Mrs Anderson (60), who has been married to a farmer for more than 30 years ("our dairy farm is on the Lower Waitaki plains, so I have a good knowledge of farming generally"), headed to Dunedin in 2000 to "try the university life".
Three years later, she graduated with a bachelor of arts (history).
"I love history, especially social history," she explains.
Hence, she was a logical person to take on the job of condensing the society's minutes.
"My maternal family [Wither] has a long association with the Taieri A and P Society, so I was pleased to help .. .
"I had no idea of the extent of the work involved.
"The fact the past 60 years of minutes were mislaid for a time made it a bit manic.
"I have been trawling through the minutes on and off for quite a few months.
"The first 100 years were easy.
"They are kept at the Hocken Library and made riveting reading."
The formation of the Taieri Agricultural Society was an evolutionary process; it arose from the ashes of a failed agricultural society that began nine years earlier, when a gathering of men in Dunedin formed the Horticultural Society, changing its name a year later to the Otago Agricultural Society.
It seems the society was not enthusiastically supported.
An editorial in the Otago Witness on February 22, 1851, described the attitude of its members as "listless", "apathetic" and "grudging".
Sensing impending failure, the annual meeting in Dunedin of the Otago Agricultural Society, on May 31, 1852, suggested that: "district meetings be held for the furtherance of the objects of the society".
On August 7, 1860, a meeting resolved to form an agricultural society in the district.
The Taieri Agricultural Society welcomed all settlers in the province but, more particularly, those living in the districts of west, north and east Taieri, Green Island, Saddle Hill and Otokia (or Moeraki Bush, as it was then called).
According to Mrs Anderson's history, the objectives of the Taieri Agricultural Society were"
"the advancement of agriculture, the improvement of livestock and the promotion of those arts which agriculture and the rearing of stock are associated, by annual competitions, lectures, the reading of papers on practical subjects and discussions on the same, and any other measures calculated to advance the interests of agriculture".

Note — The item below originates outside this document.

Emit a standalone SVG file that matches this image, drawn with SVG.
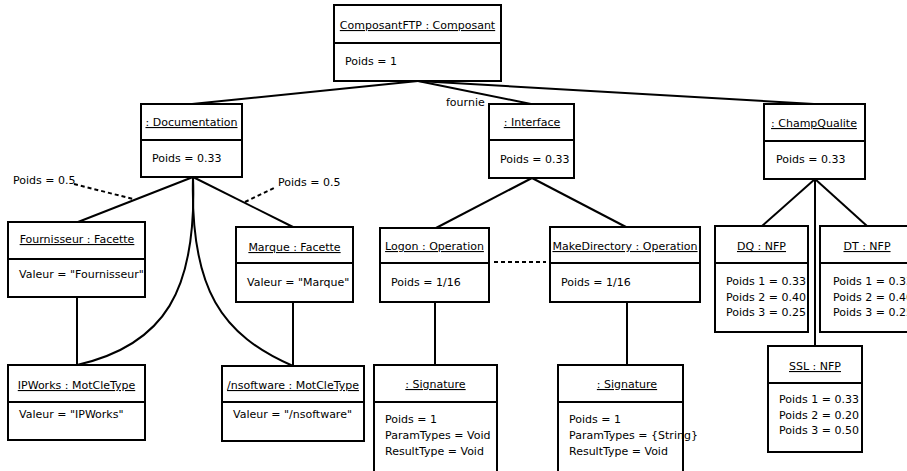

The society's first competition, a ploughing match, was promptly organised at "Mossgiel", Arthur J Burns' east Taieri farm, on October 4, 1860.
Despite heavy falls of rain and snow the previous night, 39 competitors took their allotted one third of an acre of ground, the entries comprising 28 bullock-drawn ploughs and 11 horse teams.
A century and a-half on from such inaugural endeavour, the excitement remains.
It is on record that should young Fynn Allison, a boy ever keen to lead his calf to competition, have to choose between livestock or family celebrations, the cow would win.
"My sister's getting married a couple of weeks after the show," dad Kelly explains.
"At one stage she was thinking about having it on the weekend of the show.
"Wee Fynn said he couldn't come to the wedding if it was the same weekend."
- The Otago-Taieri A and P Society's 150th show will be held at the A and P Showgrounds, Mosgiel, from January 22-24.
Strictly speaking, the Otago-Taieri Agricultural and Pastoral Society's 150th anniversary show reflects the latter group's establishment on August 7, 1860, when, at a meeting in an East Taieri schoolhouse, about 40 people voted to form the Taieri Agricultural Society.
The meeting was prompted by another attempt at the formation of an agricultural society encompassing all the districts circling Dunedin.
The Taieri settlers dismissed a large central society as being impractical.
Acknowledgement was given, however, of the possibility of a connection in the future with a central society that united all the district societies "if it were established".
The Otago Agricultural and Pastoral Society was formed 16 years later, on December 19, 1876.
In 1997, the Otago A and P and the Taieri A and P Society merged to become the Otago-Taieri A and P Society.
The Otago A and P group was a metropolitan association that served as a central governing body for the various district societies scattered throughout Otago (except for North Otago).